Would you quote every entry exactly, dropping only the pictures?

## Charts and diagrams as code
● ● ● ●

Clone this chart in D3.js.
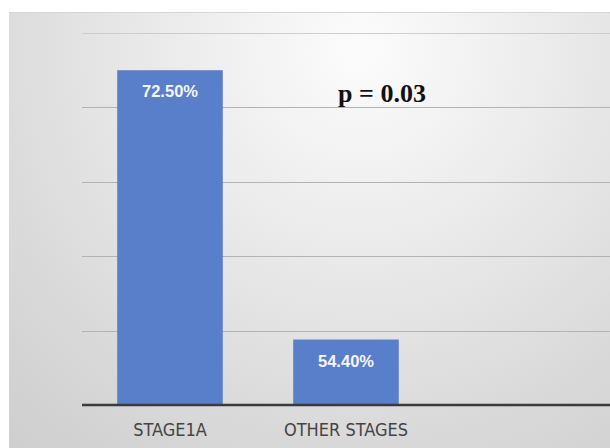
<!DOCTYPE html>
<html>
<head>
<meta charset="utf-8">
<script src="https://cdn.jsdelivr.net/npm/d3@7"></script>
<style>
  html, body { margin: 0; padding: 0; background: #ffffff; }
  svg { display: block; }
</style>
</head>
<body>
<svg id="chart" width="610" height="448"></svg>
<script>
// Survival rate by tumour stage
const categories = ["STAGE1A", "OTHER STAGES"];
const values = [72.5, 54.4];
const valueLabels = ["72.50%", "54.40%"];
const yTicks = [50, 55, 60, 65, 70, 75];
const annotation = "p = 0.03";

const svg = d3.select("#chart");
const W = 610, H = 448;

// Panel background with soft radial shading
const defs = svg.append("defs");
const grad = defs.append("radialGradient")
  .attr("id", "panelGrad")
  .attr("gradientUnits", "userSpaceOnUse")
  .attr("cx", 360).attr("cy", 50).attr("r", 520);
grad.append("stop").attr("offset", "0%").attr("stop-color", "#fcfcfc");
grad.append("stop").attr("offset", "35%").attr("stop-color", "#ececec");
grad.append("stop").attr("offset", "75%").attr("stop-color", "#d9d9d9");
grad.append("stop").attr("offset", "100%").attr("stop-color", "#cfcfcf");

svg.append("rect")
  .attr("x", 9).attr("y", 12)
  .attr("width", W - 9).attr("height", H - 12)
  .attr("fill", "url(#panelGrad)");
svg.append("line")
  .attr("x1", 9).attr("x2", W).attr("y1", 12.5).attr("y2", 12.5)
  .attr("stroke", "#d6d6d6").attr("stroke-width", 1);

const plot = { left: 82, right: W, top: 33, bottom: 405 };

const y = d3.scaleLinear()
  .domain([yTicks[0], yTicks[yTicks.length - 1]])
  .range([plot.bottom, plot.top]);

const x = d3.scaleBand()
  .domain(categories)
  .range([plot.left, plot.left + 2 * 176])
  .paddingInner(0.4)
  .paddingOuter(0.2);

// Horizontal gridlines
svg.append("g")
  .selectAll("line")
  .data(yTicks.slice(1))
  .join("line")
  .attr("x1", plot.left).attr("x2", plot.right)
  .attr("y1", d => Math.round(y(d)) + 0.5)
  .attr("y2", d => Math.round(y(d)) + 0.5)
  .attr("stroke", d => d === yTicks[yTicks.length - 1] ? "#cdcdcd" : "#b3b3b3")
  .attr("stroke-width", 1);

// Bars
svg.append("g")
  .selectAll("rect")
  .data(categories)
  .join("rect")
  .attr("x", d => x(d))
  .attr("width", x.bandwidth())
  .attr("y", (d, i) => y(values[i]))
  .attr("height", (d, i) => y(yTicks[0]) - y(values[i]))
  .attr("fill", "#5a7fca");

// Value labels inside bar tops
svg.append("g")
  .selectAll("text")
  .data(categories)
  .join("text")
  .attr("x", d => x(d) + x.bandwidth() / 2)
  .attr("y", (d, i) => y(values[i]) + 27)
  .attr("text-anchor", "middle")
  .attr("font-family", "'Liberation Sans', Arial, sans-serif")
  .attr("font-weight", "bold")
  .attr("font-size", "16.5px")
  .attr("fill", "#f5f5f5")
  .text((d, i) => valueLabels[i]);

// Baseline axis with category labels
const xAxis = d3.axisBottom(x).tickSize(0).tickPadding(18);
const axisG = svg.append("g")
  .attr("transform", `translate(0,${plot.bottom})`)
  .call(xAxis);
axisG.select(".domain").remove();
axisG.selectAll("text")
  .attr("font-family", "'DejaVu Sans Condensed', 'Liberation Sans Narrow', sans-serif")
  .attr("font-size", "18px")
  .attr("fill", "#444");
svg.append("line")
  .attr("x1", plot.left).attr("x2", plot.right)
  .attr("y1", plot.bottom).attr("y2", plot.bottom)
  .attr("stroke", "#3a3a3a")
  .attr("stroke-width", 2.5);

// Significance annotation
svg.append("text")
  .attr("x", 382)
  .attr("y", 102)
  .attr("text-anchor", "middle")
  .attr("font-family", "'Liberation Serif', 'Times New Roman', serif")
  .attr("font-weight", "bold")
  .attr("font-size", "26px")
  .attr("fill", "#111")
  .text(annotation);
</script>
</body>
</html>
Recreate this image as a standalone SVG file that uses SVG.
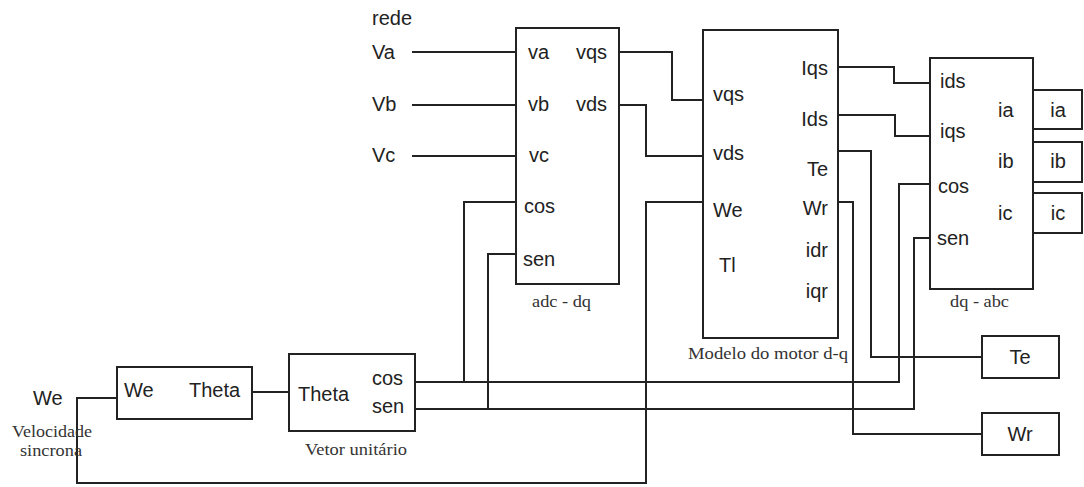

● ● ● ●

## Answer for this exercise
Clone this chart in D3.js.
<!DOCTYPE html>
<html>
<head>
<meta charset="utf-8">
<script src="https://cdn.jsdelivr.net/npm/d3@7"></script>
<style>
  html, body { margin: 0; padding: 0; background: #ffffff; }
  svg { display: block; }
</style>
</head>
<body>
<svg id="chart" width="610" height="448"></svg>
<script>
// Survival rate by tumour stage
const categories = ["STAGE1A", "OTHER STAGES"];
const values = [72.5, 54.4];
const valueLabels = ["72.50%", "54.40%"];
const yTicks = [50, 55, 60, 65, 70, 75];
const annotation = "p = 0.03";

const svg = d3.select("#chart");
const W = 610, H = 448;

// Panel background with soft radial shading
const defs = svg.append("defs");
const grad = defs.append("radialGradient")
  .attr("id", "panelGrad")
  .attr("gradientUnits", "userSpaceOnUse")
  .attr("cx", 360).attr("cy", 50).attr("r", 520);
grad.append("stop").attr("offset", "0%").attr("stop-color", "#fcfcfc");
grad.append("stop").attr("offset", "35%").attr("stop-color", "#ececec");
grad.append("stop").attr("offset", "75%").attr("stop-color", "#d9d9d9");
grad.append("stop").attr("offset", "100%").attr("stop-color", "#cfcfcf");

svg.append("rect")
  .attr("x", 9).attr("y", 12)
  .attr("width", W - 9).attr("height", H - 12)
  .attr("fill", "url(#panelGrad)");
svg.append("line")
  .attr("x1", 9).attr("x2", W).attr("y1", 12.5).attr("y2", 12.5)
  .attr("stroke", "#d6d6d6").attr("stroke-width", 1);

const plot = { left: 82, right: W, top: 33, bottom: 405 };

const y = d3.scaleLinear()
  .domain([yTicks[0], yTicks[yTicks.length - 1]])
  .range([plot.bottom, plot.top]);

const x = d3.scaleBand()
  .domain(categories)
  .range([plot.left, plot.left + 2 * 176])
  .paddingInner(0.4)
  .paddingOuter(0.2);

// Horizontal gridlines
svg.append("g")
  .selectAll("line")
  .data(yTicks.slice(1))
  .join("line")
  .attr("x1", plot.left).attr("x2", plot.right)
  .attr("y1", d => Math.round(y(d)) + 0.5)
  .attr("y2", d => Math.round(y(d)) + 0.5)
  .attr("stroke", d => d === yTicks[yTicks.length - 1] ? "#cdcdcd" : "#b3b3b3")
  .attr("stroke-width", 1);

// Bars
svg.append("g")
  .selectAll("rect")
  .data(categories)
  .join("rect")
  .attr("x", d => x(d))
  .attr("width", x.bandwidth())
  .attr("y", (d, i) => y(values[i]))
  .attr("height", (d, i) => y(yTicks[0]) - y(values[i]))
  .attr("fill", "#5a7fca");

// Value labels inside bar tops
svg.append("g")
  .selectAll("text")
  .data(categories)
  .join("text")
  .attr("x", d => x(d) + x.bandwidth() / 2)
  .attr("y", (d, i) => y(values[i]) + 27)
  .attr("text-anchor", "middle")
  .attr("font-family", "'Liberation Sans', Arial, sans-serif")
  .attr("font-weight", "bold")
  .attr("font-size", "16.5px")
  .attr("fill", "#f5f5f5")
  .text((d, i) => valueLabels[i]);

// Baseline axis with category labels
const xAxis = d3.axisBottom(x).tickSize(0).tickPadding(18);
const axisG = svg.append("g")
  .attr("transform", `translate(0,${plot.bottom})`)
  .call(xAxis);
axisG.select(".domain").remove();
axisG.selectAll("text")
  .attr("font-family", "'DejaVu Sans Condensed', 'Liberation Sans Narrow', sans-serif")
  .attr("font-size", "18px")
  .attr("fill", "#444");
svg.append("line")
  .attr("x1", plot.left).attr("x2", plot.right)
  .attr("y1", plot.bottom).attr("y2", plot.bottom)
  .attr("stroke", "#3a3a3a")
  .attr("stroke-width", 2.5);

// Significance annotation
svg.append("text")
  .attr("x", 382)
  .attr("y", 102)
  .attr("text-anchor", "middle")
  .attr("font-family", "'Liberation Serif', 'Times New Roman', serif")
  .attr("font-weight", "bold")
  .attr("font-size", "26px")
  .attr("fill", "#111")
  .text(annotation);
</script>
</body>
</html>
Recreate this image as a standalone SVG file that uses SVG.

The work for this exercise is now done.